Pour reprendre les propos d’un théologien contemporain : « Au point où nous en sommes de notre réflexion, nous garderons donc la formulation trinitaire aussi longtemps qu’il ne s’en trouvera pas une autre qui rende mieux compte de ce que nous avons compris du Dieu de l’Ecriture. » (Antoine Nouis, Un Catéchisme Protestant, Lyon : Réveil Publications, 1997, p. 185).

Merci pour votre attention.

 

Le Filioque

Le mot « filioque » ne figurait pas dans l’a rédaction originale du Symbole de Nicée-Constantinople.

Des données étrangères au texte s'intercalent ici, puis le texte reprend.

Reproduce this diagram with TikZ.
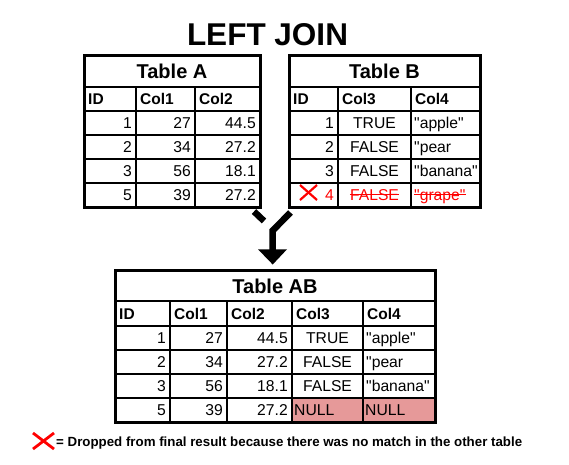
\documentclass[tikz,border=0pt]{standalone}
\usepackage{fontspec}
\setmainfont{Liberation Sans}[Ligatures=TeXOff]
\begin{document}
\begin{tikzpicture}[x=1pt,y=-1pt,
  txt/.style={inner sep=0pt,font=\fontsize{15.7}{18}\selectfont},
  hdr/.style={inner sep=0pt,font=\fontsize{15.5}{18}\selectfont\bfseries},
  ttl/.style={inner sep=0pt,font=\fontsize{20}{24}\selectfont\bfseries},
  thin/.style={line width=1.1pt,black},
  outer/.style={line width=3pt,black,line join=miter},
  dropped/.style={txt,text=red},
  strike/.style={red,line width=1.2pt},
  cross/.style={red,line width=2.2pt},
  bigarrow/.style={line width=6.5pt,black,line join=miter}
]
\definecolor{nullred}{RGB}{230,153,153}
\useasboundingbox[fill=white] (0,0) rectangle (569,464);

% heading
\node[inner sep=0pt,font=\fontsize{31.5}{36}\selectfont\bfseries,anchor=base] (join) at (267.5,45) {LEFT JOIN};

% ---------------- Table A ----------------
\foreach \y in {87,111,135,159,183} \draw[thin] (84,\y) -- (260,\y);
\foreach \x in {136,195} \draw[thin] (\x,87) -- (\x,207);
\draw[outer] (84,55) rectangle (260,207);
\node[ttl,anchor=base] (ta) at (172,78.5) {Table A};
\node[hdr,anchor=base west] (ta-h1) at (88,104.5) {ID};
\node[hdr,anchor=base west] (ta-h2) at (140,104.5) {Col1};
\node[hdr,anchor=base west] (ta-h3) at (199,104.5) {Col2};
\foreach \r/\id/\a/\b [count=\i] in {1/1/27/44.5,2/2/34/27.2,3/3/56/18.1,4/5/39/27.2}{
  \pgfmathsetmacro\yb{135+24*(\r-1)-7}
  \node[txt,anchor=base east] (ta-\i-1) at (132,\yb) {\id};
  \node[txt,anchor=base east] (ta-\i-2) at (191,\yb) {\a};
  \node[txt,anchor=base east] (ta-\i-3) at (256,\yb) {\b};
}

% ---------------- Table B ----------------
\foreach \y in {87,111,135,159,183} \draw[thin] (289,\y) -- (480,\y);
\foreach \x in {338,411} \draw[thin] (\x,87) -- (\x,207);
\draw[outer] (289,55) rectangle (480,207);
\node[ttl,anchor=base] (tb) at (384.5,78.5) {Table B};
\node[hdr,anchor=base west] (tb-h1) at (293,104.5) {ID};
\node[hdr,anchor=base west] (tb-h2) at (342,104.5) {Col3};
\node[hdr,anchor=base west] (tb-h3) at (415,104.5) {Col4};
\foreach \r/\id/\c/\d [count=\i] in {1/1/TRUE/"apple",2/2/FALSE/"pear,3/3/FALSE/"banana"}{
  \pgfmathsetmacro\yb{135+24*(\r-1)-7}
  \node[txt,anchor=base east] (tb-\i-1) at (334,\yb) {\id};
  \node[txt,anchor=base] (tb-\i-2) at (374.5,\yb) {\c};
  \node[txt,anchor=base west] (tb-\i-3) at (414,\yb) {\d};
}
% row without a match: struck out in red
\node[dropped,anchor=base east] (tb-4-1) at (334,200) {4};
\node[dropped,anchor=base] (tb-4-2) at (374.5,200) {FALSE};
\node[dropped,anchor=base west] (tb-4-3) at (414,200) {"grape"};
\draw[strike] ([yshift=5.5pt]tb-4-2.base west) -- ([yshift=5.5pt]tb-4-2.base east);
\draw[strike] ([yshift=5.5pt]tb-4-3.base west) -- ([yshift=5.5pt]tb-4-3.base east);
\coordinate (xb1) at (300,185); \coordinate (xb2) at (317,200);
\coordinate (xb3) at (300,200); \coordinate (xb4) at (317,185);
\draw[cross] (xb1) -- (xb2);
\draw[cross] (xb3) -- (xb4);

% ---------------- merge arrow ----------------
\coordinate (la1) at (254,211.5); \coordinate (la2) at (264,221);
\coordinate (ra1) at (290.5,212.5); \coordinate (ra2) at (272.7,230.5);
\coordinate (stem) at (272.7,250);
\draw[bigarrow] (la1) -- (la2);
\draw[bigarrow] (ra1) -- (ra2) -- (stem);
\coordinate (hd1) at (258,249.3); \coordinate (hd2) at (287,249.3);
\coordinate (tip) at (272.7,264.5);
\fill[black] (hd1) -- (hd2) -- (tip) -- cycle;

% ---------------- Table AB ----------------
\fill[nullred] (292,398) rectangle (435,422);
\foreach \y in {301,326,350,374,398} \draw[thin] (115,\y) -- (435,\y);
\foreach \x in {170,227,292,363} \draw[thin] (\x,301) -- (\x,422);
\draw[outer] (115,270) rectangle (435,422);
\node[ttl,anchor=base] (tab) at (275,293.3) {Table AB};
\node[hdr,anchor=base west] (tab-h1) at (119,319.5) {ID};
\node[hdr,anchor=base west] (tab-h2) at (174,319.5) {Col1};
\node[hdr,anchor=base west] (tab-h3) at (231,319.5) {Col2};
\node[hdr,anchor=base west] (tab-h4) at (296,319.5) {Col3};
\node[hdr,anchor=base west] (tab-h5) at (367,319.5) {Col4};
\foreach \r/\id/\a/\b/\c/\d [count=\i] in {1/1/27/44.5/TRUE/"apple",2/2/34/27.2/FALSE/"pear,3/3/56/18.1/FALSE/"banana"}{
  \pgfmathsetmacro\yb{350+24*(\r-1)-7}
  \node[txt,anchor=base east] (tab-\i-1) at (166,\yb) {\id};
  \node[txt,anchor=base east] (tab-\i-2) at (223,\yb) {\a};
  \node[txt,anchor=base east] (tab-\i-3) at (288,\yb) {\b};
  \node[txt,anchor=base] (tab-\i-4) at (327.5,\yb) {\c};
  \node[txt,anchor=base west] (tab-\i-5) at (366,\yb) {\d};
}
\node[txt,anchor=base east] (tab-4-1) at (166,415) {5};
\node[txt,anchor=base east] (tab-4-2) at (223,415) {39};
\node[txt,anchor=base east] (tab-4-3) at (288,415) {27.2};
\node[txt,anchor=base west] (tab-4-4) at (294,415) {NULL};
\node[txt,anchor=base west] (tab-4-5) at (365,415) {NULL};

% ---------------- legend ----------------
\coordinate (xl1) at (33,433); \coordinate (xl2) at (54,449);
\coordinate (xl3) at (33,449); \coordinate (xl4) at (54,433);
\draw[red,line width=2.8pt] (xl1) -- (xl2);
\draw[red,line width=2.8pt] (xl3) -- (xl4);
\node[inner sep=0pt,font=\fontsize{13.3}{16}\selectfont\bfseries,anchor=base west] (legend) at (56,446.7)
  {= Dropped from final result because there was no match in the other table};
\end{tikzpicture}
\end{document}
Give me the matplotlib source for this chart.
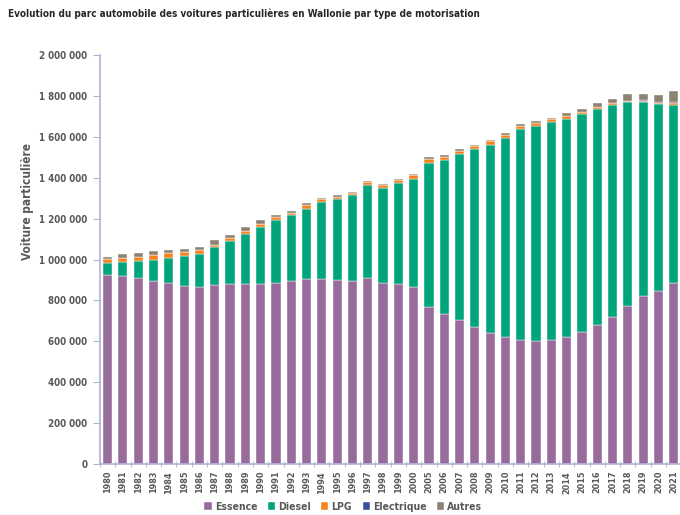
import matplotlib.pyplot as plt
import matplotlib.ticker as mticker
from matplotlib.font_manager import fontManager

years = [str(y) for y in range(1980, 2001)] + [str(y) for y in range(2005, 2022)]

# valeurs en milliers de voitures
essence = [924, 920, 908, 895, 884, 870, 864, 875, 880, 880, 880,
           884, 893, 903, 906, 900, 895, 908, 884, 880, 867,
           769, 733, 704, 668, 642, 619, 606, 601, 606, 623, 647,
           680, 717, 773, 822, 848, 884]
diesel = [60, 69, 85, 103, 122, 149, 161, 185, 209, 245, 280,
          309, 323, 342, 375, 397, 419, 458, 467, 494, 525,
          701, 754, 810, 871, 919, 978, 1032, 1052, 1066, 1064, 1063,
          1057, 1037, 997, 951, 912, 870]
lpg = [17, 20, 21, 24, 24, 18, 21, 12, 16, 13, 14,
       13, 13, 20, 13, 10, 11, 14, 13, 15, 20,
       23, 16, 18, 16, 17, 13, 15, 16, 14, 15, 11,
       10, 10, 5, 4, 7, 10]
electrique = [0, 0, 0, 0, 0, 0, 0, 0, 0, 0, 0,
              0, 0, 0, 0, 0, 0, 0, 0, 0, 0,
              0, 0, 0, 0, 0, 0, 0, 0, 0, 0, 0,
              0, 0, 1, 3, 5, 6]
autres = [13, 18, 19, 21, 16, 16, 17, 23, 16, 19, 19,
          13, 10, 10, 7, 7, 5, 5, 7, 6, 6,
          10, 10, 7, 6, 8, 9, 10, 8, 6, 13, 13,
          17, 19, 33, 31, 34, 56]

series = [("Essence", essence, "#976c9c"),
          ("Diesel", diesel, "#00a57c"),
          ("LPG", lpg, "#f5821f"),
          ("Electrique", electrique, "#3d4f9b"),
          ("Autres", autres, "#8b8272")]

# police étroite si disponible
font, stretch = "Roboto", "normal"
for f in fontManager.ttflist:
    if f.stretch in ("condensed", "semi-condensed") or "Condensed" in f.name or "Narrow" in f.name:
        font, stretch = f.name, f.stretch
        break
plt.rcParams['font.family'] = [font, 'DejaVu Sans']
plt.rcParams['font.stretch'] = stretch

grey = "#595959"
axis_col = "#b3b0d6"

fig = plt.figure(figsize=(6.8, 5.15), dpi=100)
ax = fig.add_axes([0.147, 0.099, 0.855, 0.794])

x = list(range(len(years)))
bottom = [0] * len(years)
for name, vals, col in series:
    ax.bar(x, [v * 1000 for v in vals], 0.6, bottom=bottom, color=col,
           label=name, edgecolor="#ffffff", linewidth=0.3)
    bottom = [b + v * 1000 for b, v in zip(bottom, vals)]

ax.set_xlim(-0.5, len(years) - 0.5)
ax.set_ylim(0, 2000000)
ax.set_yticks(range(0, 2000001, 200000))
ax.yaxis.set_major_formatter(mticker.FuncFormatter(lambda v, p: f"{int(v):,}".replace(",", " ")))
ax.set_xticks(x)
ax.set_xticklabels(years, rotation=90)
ax.set_xticks([i - 0.5 for i in range(len(years) + 1)], minor=True)
ax.tick_params(axis='x', which='major', length=0, pad=5, labelsize=6.5, labelcolor=grey)
ax.tick_params(axis='x', which='minor', length=4, color=axis_col, direction='inout')
ax.tick_params(axis='y', length=5, color=axis_col, labelsize=7, labelcolor=grey, pad=4)
for lbl in ax.get_xticklabels() + ax.get_yticklabels():
    lbl.set_fontweight('bold')

for s in ['top', 'right']:
    ax.spines[s].set_visible(False)
for s in ['left', 'bottom']:
    ax.spines[s].set_color(axis_col)
    ax.spines[s].set_linewidth(1.2)

title = fig.text(8 / 680, 1 - 14 / 515,
                 "Evolution du parc automobile des voitures particulières en Wallonie par type de motorisation",
                 fontsize=10, fontweight='bold', color="#262626", va='center', ha='left')
ylab = fig.text(27 / 680, 1 - 201 / 515, "Voiture particulière", rotation=90, fontsize=9,
                fontweight='bold', color=grey, va='center', ha='center')

# ajuster la taille des textes à la largeur du modèle
renderer = fig.canvas.get_renderer()
w = title.get_window_extent(renderer).width
title.set_fontsize(10 * 467 / w)
h = ylab.get_window_extent(renderer).height
ylab.set_fontsize(9 * 117 / h)

leg = fig.legend(loc='center', bbox_to_anchor=(0.505, 0.016), ncol=5, frameon=False,
                 handlelength=0.7, handleheight=0.7, handletextpad=0.3, columnspacing=1.0,
                 prop={'size': 7.5, 'weight': 'bold'})
for t in leg.get_texts():
    t.set_color(grey)

fig.savefig("out.png", dpi=100)
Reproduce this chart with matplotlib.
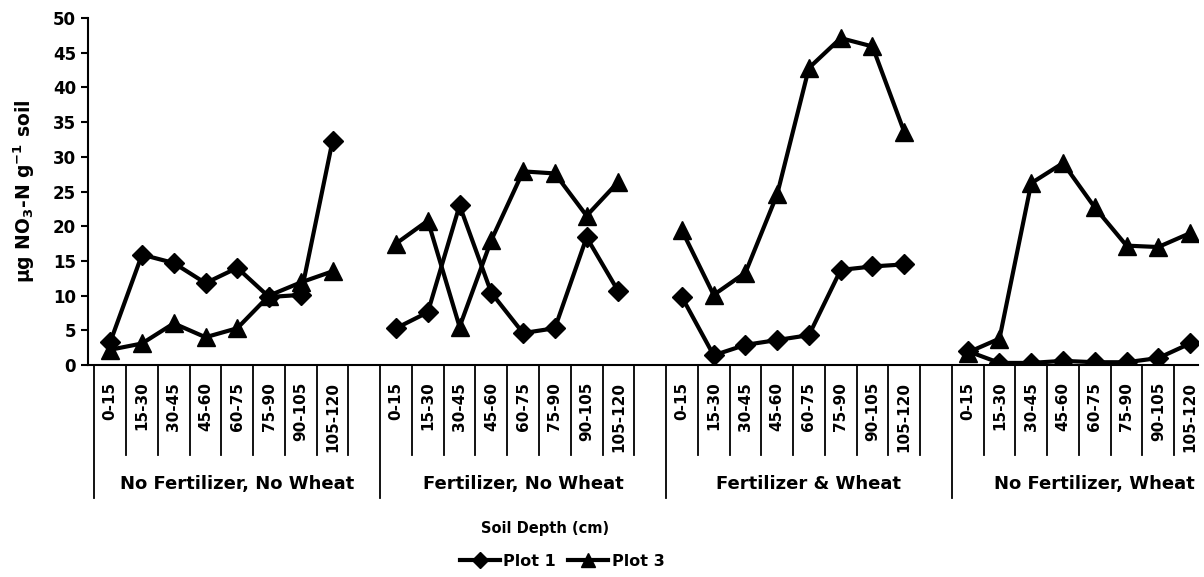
import matplotlib
matplotlib.use("Agg")
import matplotlib.pyplot as plt

plt.rcParams['font.family'] = ['DejaVu Sans']
plt.rcParams['font.weight'] = 'bold'
plt.rcParams['mathtext.fontset'] = 'custom'
plt.rcParams['mathtext.rm'] = 'DejaVu Sans:bold'
plt.rcParams['mathtext.bf'] = 'DejaVu Sans:bold'
plt.rcParams['mathtext.it'] = 'DejaVu Sans:bold'
plt.rcParams['mathtext.default'] = 'bf'

depths = ['0-15', '15-30', '30-45', '45-60', '60-75', '75-90', '90-105', '105-120']
groups = ['No Fertilizer, No Wheat', 'Fertilizer, No Wheat', 'Fertilizer & Wheat', 'No Fertilizer, Wheat']

plot1 = [
    [3.3, 15.9, 14.7, 11.8, 14.0, 9.8, 10.1, 32.3],
    [5.3, 7.6, 23.0, 10.4, 4.6, 5.3, 18.4, 10.6],
    [9.8, 1.4, 2.9, 3.6, 4.3, 13.7, 14.2, 14.5],
    [2.0, 0.3, 0.3, 0.6, 0.4, 0.4, 1.0, 3.1],
]
plot3 = [
    [2.2, 3.1, 6.0, 4.0, 5.3, 10.0, 11.9, 13.5],
    [17.5, 20.8, 5.5, 18.0, 27.9, 27.6, 21.5, 26.4],
    [19.4, 10.1, 13.3, 24.6, 42.8, 47.1, 45.9, 33.6],
    [1.8, 3.8, 26.2, 29.1, 22.7, 17.2, 17.0, 19.0],
]

step = len(depths) + 1  # one blank category between groups

fig = plt.figure(figsize=(12.04, 5.77), dpi=100)
ax = fig.add_axes([0.0731, 0.3674, 0.9219, 0.6014])

for g in range(len(groups)):
    xs = [g * step + i for i in range(len(depths))]
    ax.plot(xs, plot1[g], color='black', lw=3, marker='D', ms=10.5,
            label='Plot 1' if g == 0 else None)
    ax.plot(xs, plot3[g], color='black', lw=3, marker='^', ms=12.5,
            label='Plot 3' if g == 0 else None)

ax.set_ylim(0, 50)
ax.set_yticks(range(0, 51, 5))
ax.set_xlim(-0.7, 34.25)
for s in ['top', 'right']:
    ax.spines[s].set_visible(False)
ax.spines['left'].set_linewidth(1.5)
ax.spines['bottom'].set_linewidth(1.5)
ax.tick_params(axis='y', labelsize=12, width=1.5, length=5)

ticks = []
labels = []
for g in range(len(groups)):
    for i, d in enumerate(depths):
        ticks.append(g * step + i)
        labels.append(d)
ax.set_xticks(ticks)
ax.set_xticklabels(labels, rotation=90, fontsize=11)
ax.tick_params(axis='x', length=0, pad=12)

# category separators and group separators
trans = ax.get_xaxis_transform()
for g in range(len(groups)):
    start = g * step - 0.5
    ax.plot([start, start], [0, -0.383], transform=trans, color='black', lw=1.3, clip_on=False)
    for i in range(1, len(depths) + 1):
        xb = g * step + i - 0.5
        ax.plot([xb, xb], [0, -0.259], transform=trans, color='black', lw=1.3, clip_on=False)
    mid = g * step + len(depths) / 2
    ax.text(mid, -0.343, groups[g], transform=trans, ha='center', va='center', fontsize=13)

ax.set_ylabel('µg NO$_3$-N g$^{-1}$ soil', fontsize=13.5, fontweight='bold')
ax.yaxis.set_label_coords(-0.046, 0.5)

fig.text(545 / 1204, 1 - 528 / 577, 'Soil Depth (cm)', ha='center', va='center', fontsize=10.5)

handles, lab = ax.get_legend_handles_labels()
fig.legend(handles, lab, loc='center', bbox_to_anchor=(562 / 1204, 1 - 561 / 577), ncol=2,
           frameon=False, fontsize=11.5, handlelength=2.5, columnspacing=0.8, handletextpad=0.2,
           markerscale=0.75)

fig.savefig('out.png', dpi=100)
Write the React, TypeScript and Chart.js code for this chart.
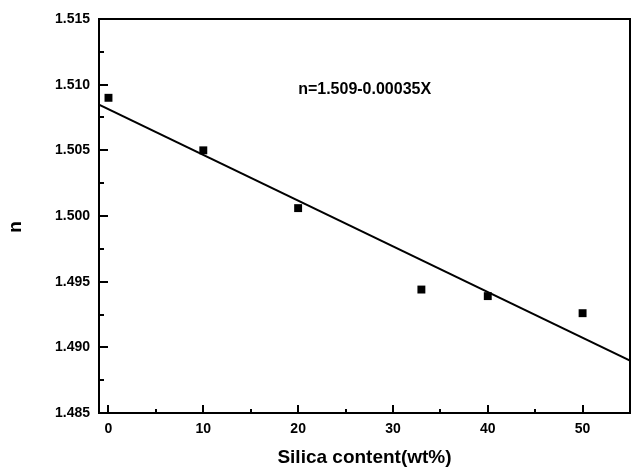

Celui-ci a été ajouté par la coutume dans les Eglises d’Occident, sans qu’aucune décision conciliaire ne vienne justifier cette modification.

On pense que l’influence de S. Augustin et de son Traité sur la Trinité (début du 5ème siècle) a été déterminante ici, puisque celui-ci insiste sur le rôle du Fils à côté du Père dans le don de l’Esprit Saint au niveau de l’économie du Salut, et donc, par déduction, dans les relations intra-trinitaires où le Saint-Esprit doit forcément procéder du Père et du Fils.

Mais peut-on opérer une telle déduction, de la Trinité économique à la Trinité immanente, des œuvres ad extra de la Trinité aux œuvres ad intra ?

En 1054, lors du Grand Schisme entre les Eglises d’Orient et celles d’Occident, la question du Filioque a été au cœur des accusations qui ont entraîné des excommunications réciproques.

La Réforme a adopté le Filioque, à cause de la Trinité économique. Jn 15.26 : l’Esprit procède du Père et du Fils.

Le danger de la formulation occidentale : accorder une importance moindre au Saint-Esprit en tant que personne ; tentation du rationalisme, du juridisme institutionnel.

Le danger de la formulation orientale : séparer l’action du Saint-Esprit de celle du Christ, l’Esprit de la Parole, retirer à la personne de Jésus-Christ sa place centrale dans la révélation chrétienne ; tentation du spiritualisme et de l’illuminisme : possibilité d’avoir accès à Dieu sans passer par le Fils, par la médiation nécessaire de la Parole (notion de divinisation de la créature, theosois) ; au niveau politique, danger de l’absolutisation du pouvoir, libre de toute soumission à la Parole.